The questions "How does it work?" and "Why does it work?" have inspired everyone engaged in science or engineering research.

These days, their answers are incorporated into sophisticated computer programs: design tools that have contributed major advances in the quality, efficiency and reliability of the products of our technological society.

And this is often in ways that were inconceivable to those who engaged in the original research.

How do computer programs work? And why? Nobody really knows for certain. Or at least, nobody is certain enough to guarantee that they are going to work correctly.

Even what little we believe we understand may be inadequate, inappropriate, or even downright wrong.

Researchers in the science of programming have put forward a number of good theories. And in engineering practice there are many programs of all sizes in constant use that actually do their job pretty well.

In this, they are like those medieval cathedrals and bridges that amazingly still stand, although they were built long before our modern theories of civil engineering could explain how and why.

To build the link between the theory of programming and the products of software engineering practice is still a grand challenge for scientific research in computing.

The history of science records many examples where the pursuit of such a challenge has triggered a major scientific breakthrough.

A recent example is the Human Genome project. Projects such as this are long - 15 years in this case.

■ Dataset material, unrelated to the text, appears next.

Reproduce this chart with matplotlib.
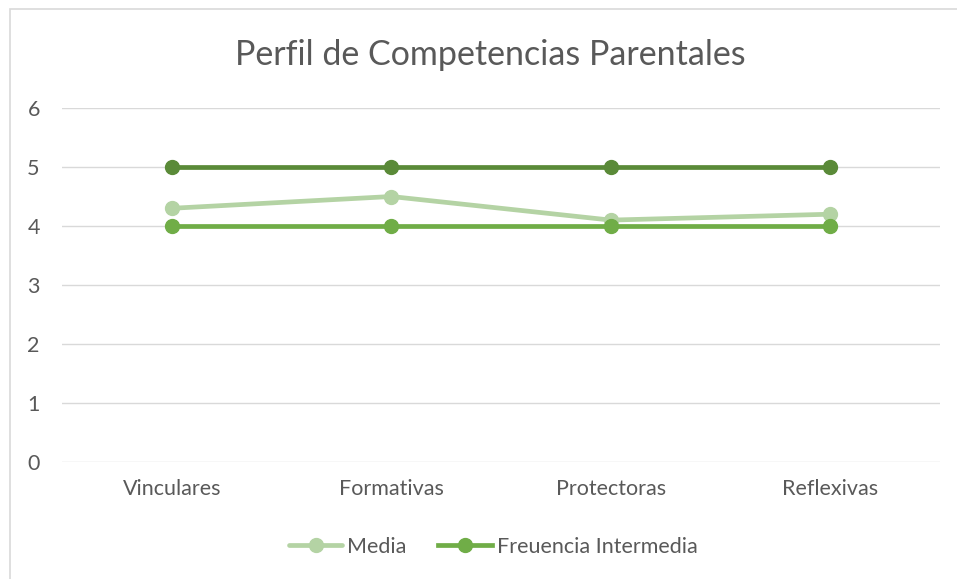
import matplotlib.pyplot as plt
from matplotlib.patches import Rectangle

plt.rcParams['font.family'] = ['Lato', 'DejaVu Sans']

categorias = ['Vinculares', 'Formativas', 'Protectoras', 'Reflexivas']
media = [4.3, 4.5, 4.1, 4.2]
frec_intermedia = [4, 4, 4, 4]
frec_alta = [5, 5, 5, 5]

gris = '#595959'
fig = plt.figure(figsize=(9.57, 5.79), dpi=100)
ax = fig.add_axes([62 / 957, 1 - 462 / 579, 878 / 957, 354 / 579])

x = range(len(categorias))
ax.plot(x, media, color='#B4D3A4', lw=3.4, marker='o', ms=10, label='Media',
        solid_capstyle='round')
ax.plot(x, frec_intermedia, color='#70AD47', lw=3.4, marker='o', ms=10,
        label='Freuencia Intermedia')
ax.plot(x, frec_alta, color='#5A8A38', lw=3.4, marker='o', ms=10, label='_nolegend_')

ax.set_xlim(-0.5, 3.5)
ax.set_ylim(0, 6)
ax.set_yticks(range(7))
ax.set_xticks(list(x))
ax.set_xticklabels(categorias)
ax.grid(axis='y', color='#D9D9D9', lw=1)
ax.set_axisbelow(True)
for s in ax.spines.values():
    s.set_visible(False)
ax.tick_params(length=0, labelsize=15.5, labelcolor=gris)
ax.tick_params(axis='y', pad=16)
ax.tick_params(axis='x', pad=12)

fig.text(490 / 957, 1 - 55 / 579, 'Perfil de Competencias Parentales',
         ha='center', va='center', fontsize=24.5, color=gris)

leg = fig.legend(loc='center', bbox_to_anchor=(493 / 957, 1 - 547 / 579), ncol=2,
                 frameon=False, fontsize=15.5, handlelength=2.5, handletextpad=0.2,
                 columnspacing=1.5)
for t in leg.get_texts():
    t.set_color(gris)

fig.patches.append(Rectangle((10 / 957, -0.1), 2, (579 - 9) / 579 + 0.1, fill=False,
                             edgecolor='#D9D9D9', lw=1.2, transform=fig.transFigure))

fig.savefig('out.png', dpi=100)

They have wide international participation, ideals of rapid and open publication, and a quest to answer basic questions that lie at the foundations of an entire scientific discipline.

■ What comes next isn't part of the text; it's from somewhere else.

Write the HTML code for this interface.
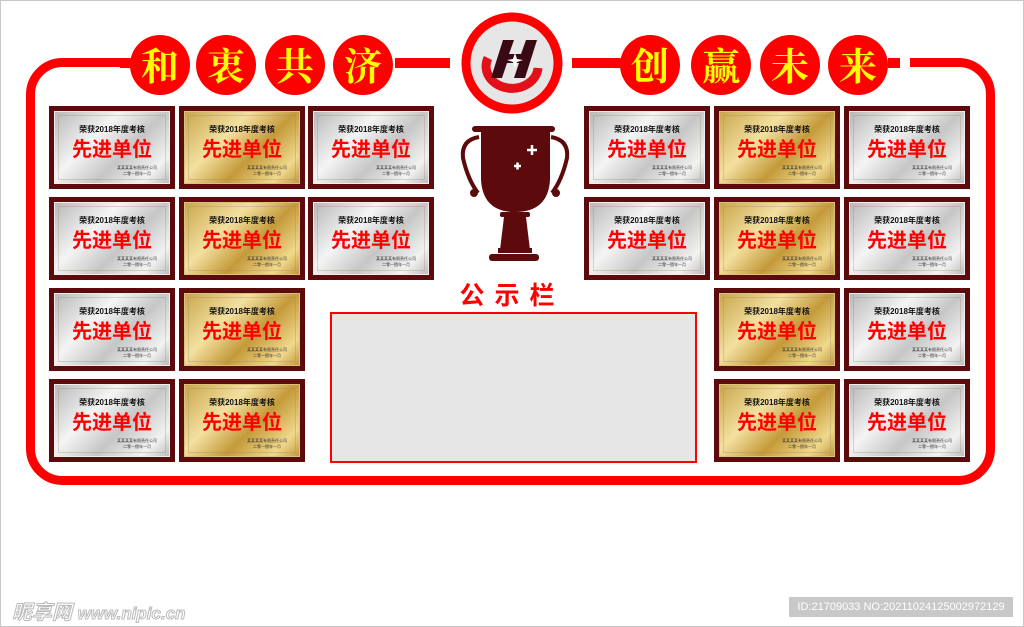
<!DOCTYPE html>
<html><head><meta charset="utf-8">
<style>
*{margin:0;padding:0;box-sizing:border-box}
body{width:1024px;height:627px;background:#fff;position:relative;overflow:hidden;font-family:"Liberation Sans","Noto Sans CJK SC",sans-serif}
.bd{position:absolute;left:0;top:0;width:1024px;height:627px;border:1px solid #c8c8c8}
.p{position:absolute;width:126px;height:83px;background:#5c0a0c;padding:5px}
.in{width:100%;height:100%;position:relative;text-align:center;border:1px solid #eee}
.s .in{background:linear-gradient(135deg,#b8b8b8 0%,#f4f4f4 35%,#c6c6c6 60%,#f2f2f2 85%,#bdbdbd 100%)}
.g .in{background:linear-gradient(135deg,#c9a64c 0%,#f3e0a0 35%,#c49a3a 60%,#f0d88c 85%,#c29a40 100%);border-color:#d9c27a}
.in:before{content:"";position:absolute;left:3px;top:3px;right:3px;bottom:3px;border:1px solid rgba(150,130,100,.3)}
.t1{position:absolute;top:12px;width:100%;font-size:8px;font-weight:bold;color:#111}
.t2{position:absolute;top:26px;width:100%;font-size:20px;font-weight:bold;color:#f00;line-height:24px}
.t3{position:absolute;top:53px;right:12px;font-size:4px;color:#333;line-height:6px;text-align:center}
.c{position:absolute;width:60px;height:60px;border-radius:50%;background:#f00;color:#ff0;font-family:"Noto Serif CJK SC",serif;font-weight:bold;font-size:38px;line-height:58px;text-align:center}
</style></head><body>
<div class="bd"></div>
<svg width="1024" height="627" style="position:absolute;left:0;top:0">
<rect x="30.5" y="62.5" width="960" height="418" rx="32" fill="none" stroke="#f00" stroke-width="9"/>
<rect x="120" y="50" width="790" height="26" fill="#fff"/>
<rect x="395" y="58" width="55" height="10" fill="#f00"/>
<rect x="572" y="58" width="55" height="10" fill="#f00"/>
<rect x="120" y="58" width="12" height="10" fill="#f00"/>
<rect x="888" y="58" width="12" height="10" fill="#f00"/>
<circle cx="512" cy="63" r="46" fill="#e6e6e6" stroke="#f00" stroke-width="9"/>
<path d="M488 58 a26 22 0 1 0 50 10" fill="none" stroke="#e3101a" stroke-width="9"/>
<path d="M503 40 l11 0 -5 14 12 0 5 -14 11 0 -12 38 -11 0 5 -15 -12 0 -5 15 -11 0z" fill="#3a0a14"/>
<path d="M515 53 l2 6 6 1 -6 2 -2 6 -2 -6 -6 -2 6 -1z" fill="#fff"/>
<g fill="#5c0a0c">
<rect x="472" y="126" width="83" height="6" rx="3"/>
<path d="M481 131 L550 131 L550 180 Q548 212 515 212 Q483 212 481 180Z"/>
<path d="M479 137 Q461 140 463 158 Q468 180 478 193" fill="none" stroke="#5c0a0c" stroke-width="4"/>
<path d="M551 137 Q569 140 567 158 Q562 180 552 193" fill="none" stroke="#5c0a0c" stroke-width="4"/>
<circle cx="474" cy="193" r="4"/><circle cx="556" cy="193" r="4"/>
<rect x="500" y="212" width="30" height="5" rx="2"/>
<path d="M504 217 L526 217 L530 250 L500 250Z"/>
<rect x="498" y="248" width="34" height="5"/>
<rect x="489" y="254" width="50" height="7" rx="3"/>
</g>
<path d="M527 150 h10 M532 145 v10 M514 166 h7 M517.5 162.5 v7" stroke="#fff" stroke-width="2.5"/>
<rect x="331" y="313" width="365" height="149" fill="#e6e6e6" stroke="#f00" stroke-width="2"/>
<text x="512" y="304" text-anchor="middle" font-size="25" font-weight="bold" fill="#f00" letter-spacing="10" font-family="Liberation Sans,Noto Sans CJK SC,sans-serif">公示栏</text>
</svg>
<div class="c" style="left:130px;top:35px">和</div>
<div class="c" style="left:196px;top:35px">衷</div>
<div class="c" style="left:265px;top:35px">共</div>
<div class="c" style="left:333px;top:35px">济</div>
<div class="c" style="left:620px;top:35px">创</div>
<div class="c" style="left:691px;top:35px">赢</div>
<div class="c" style="left:760px;top:35px">未</div>
<div class="c" style="left:828px;top:35px">来</div>

<div class="p s" style="left:49px;top:106px"><div class="in"><div class="t1">荣获2018年度考核</div><div class="t2">先进单位</div><div class="t3">某某某某有限责任公司<br>二零一捌年一月</div></div></div>
<div class="p g" style="left:179px;top:106px"><div class="in"><div class="t1">荣获2018年度考核</div><div class="t2">先进单位</div><div class="t3">某某某某有限责任公司<br>二零一捌年一月</div></div></div>
<div class="p s" style="left:308px;top:106px"><div class="in"><div class="t1">荣获2018年度考核</div><div class="t2">先进单位</div><div class="t3">某某某某有限责任公司<br>二零一捌年一月</div></div></div>
<div class="p s" style="left:49px;top:197px"><div class="in"><div class="t1">荣获2018年度考核</div><div class="t2">先进单位</div><div class="t3">某某某某有限责任公司<br>二零一捌年一月</div></div></div>
<div class="p g" style="left:179px;top:197px"><div class="in"><div class="t1">荣获2018年度考核</div><div class="t2">先进单位</div><div class="t3">某某某某有限责任公司<br>二零一捌年一月</div></div></div>
<div class="p s" style="left:308px;top:197px"><div class="in"><div class="t1">荣获2018年度考核</div><div class="t2">先进单位</div><div class="t3">某某某某有限责任公司<br>二零一捌年一月</div></div></div>
<div class="p s" style="left:49px;top:288px"><div class="in"><div class="t1">荣获2018年度考核</div><div class="t2">先进单位</div><div class="t3">某某某某有限责任公司<br>二零一捌年一月</div></div></div>
<div class="p g" style="left:179px;top:288px"><div class="in"><div class="t1">荣获2018年度考核</div><div class="t2">先进单位</div><div class="t3">某某某某有限责任公司<br>二零一捌年一月</div></div></div>
<div class="p s" style="left:49px;top:379px"><div class="in"><div class="t1">荣获2018年度考核</div><div class="t2">先进单位</div><div class="t3">某某某某有限责任公司<br>二零一捌年一月</div></div></div>
<div class="p g" style="left:179px;top:379px"><div class="in"><div class="t1">荣获2018年度考核</div><div class="t2">先进单位</div><div class="t3">某某某某有限责任公司<br>二零一捌年一月</div></div></div>
<div class="p s" style="left:584px;top:106px"><div class="in"><div class="t1">荣获2018年度考核</div><div class="t2">先进单位</div><div class="t3">某某某某有限责任公司<br>二零一捌年一月</div></div></div>
<div class="p g" style="left:714px;top:106px"><div class="in"><div class="t1">荣获2018年度考核</div><div class="t2">先进单位</div><div class="t3">某某某某有限责任公司<br>二零一捌年一月</div></div></div>
<div class="p s" style="left:844px;top:106px"><div class="in"><div class="t1">荣获2018年度考核</div><div class="t2">先进单位</div><div class="t3">某某某某有限责任公司<br>二零一捌年一月</div></div></div>
<div class="p s" style="left:584px;top:197px"><div class="in"><div class="t1">荣获2018年度考核</div><div class="t2">先进单位</div><div class="t3">某某某某有限责任公司<br>二零一捌年一月</div></div></div>
<div class="p g" style="left:714px;top:197px"><div class="in"><div class="t1">荣获2018年度考核</div><div class="t2">先进单位</div><div class="t3">某某某某有限责任公司<br>二零一捌年一月</div></div></div>
<div class="p s" style="left:844px;top:197px"><div class="in"><div class="t1">荣获2018年度考核</div><div class="t2">先进单位</div><div class="t3">某某某某有限责任公司<br>二零一捌年一月</div></div></div>
<div class="p g" style="left:714px;top:288px"><div class="in"><div class="t1">荣获2018年度考核</div><div class="t2">先进单位</div><div class="t3">某某某某有限责任公司<br>二零一捌年一月</div></div></div>
<div class="p s" style="left:844px;top:288px"><div class="in"><div class="t1">荣获2018年度考核</div><div class="t2">先进单位</div><div class="t3">某某某某有限责任公司<br>二零一捌年一月</div></div></div>
<div class="p g" style="left:714px;top:379px"><div class="in"><div class="t1">荣获2018年度考核</div><div class="t2">先进单位</div><div class="t3">某某某某有限责任公司<br>二零一捌年一月</div></div></div>
<div class="p s" style="left:844px;top:379px"><div class="in"><div class="t1">荣获2018年度考核</div><div class="t2">先进单位</div><div class="t3">某某某某有限责任公司<br>二零一捌年一月</div></div></div>

<div style="position:absolute;left:12px;top:596px;font-size:20px;color:#fff;-webkit-text-stroke:1px #bbb;font-style:italic;font-weight:bold">昵享网 <span style="font-size:17px">www.nipic.cn</span></div>
<div style="position:absolute;left:789px;top:597px;width:224px;height:20px;background:#c8c8c8;color:#fff;font-size:11px;line-height:20px;text-align:center">ID:21709033 NO:20211024125002972129</div>
</body></html>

Are there any projects in computer science that share these characteristics? A well-known computing grand challenge dating from the 1950s was the construction of a computer that played chess at international championship standard.

That challenge was met on 11 May 1997, when the IBM Deep Blue computer defeated the reigning world chess champion Garry Kasparov. Are there any more such challenges for computing research?

The verifying compiler is one. Its aim is the construction, evaluation and deployment of a high-level programming language compiler that verifies the correctness of each program it compiles.

If this project is successful, it could avert many of the programming errors that afflict the world today.

The verifying compiler will be built from a combination of the technologies already incorporated in software engineering tools, such as program analysers, code generators and development environments.

Its goal is to guarantee that every program it compiles will always work in the specified manner. For example, the compiled program will not hang, crash when mistreated, or succumb when attacked.

And under no circumstances will it ever crash the car or rocket it is helping to drive or fly.

The verifying compiler is a long-standing undertaking, but significant advances in hardware and software technology, and in the professional environment, offer new hope that the challenge could be met in the foreseeable future.

All the strands necessary for developing it are already here. We just need some way of weaving them together into a single program development and analysis tool, for use first by researchers, and later by professional programmers.

The announcement and planning of a grand challenge project is perhaps the only way of mobilising the available scientific talents and idealism to work co-operatively and competitively towards the answer to the basic scientific questions of software engineering and the theory of programming.

Professor Sir Tony Hoare is a senior researcher with Microsoft Research in Cambridge. This article is based on a lecture given at Gresham College in London last week.